It's easy to forget that, ultimately, Google (GOOG) is an advertising company. The $382 billion tech firm might have its hand in a wide spectrum of different businesses ranging from searches to smartphones, but at the end of the day, the firm's goal is to get more eyes on the paid ads that contribute around 80% of Google's total sales. It's been a slow start to the year for GOOG: Since the calendar flipped to January, Google has effectively traded flat.
Google currently captures approximately 60% of the world's Web search traffic, an astounding market share that gives Google some important advantages over the competition. Part of that success comes from the technology that Google has been able to deploy in a "post PC world." By giving users high quality experiences with apps and mobile devices, it's able to keep users playing within the Google sandbox, all the while serving them ads.

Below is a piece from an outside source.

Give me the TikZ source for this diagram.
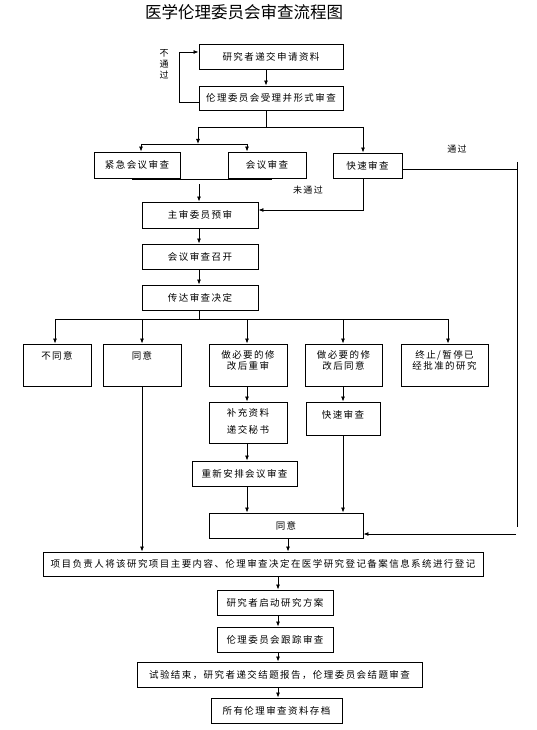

Desktop search remains the holy grail of Google's business. Unlike the ad networks, in which case Google must pay a royalty to content owners, sponsored search comes with huge margins and customer acquisition costs are effectively nil thanks to the strength of the Google brand. While any new investments will likely come with some level of margin dilution, high levels of profitability today and a whopping $59 billion cash and investment position help to offset the risks.
Make no mistake, Google isn't "cheap" right now -- but it's well-positioned to get even less cheap in the coming months.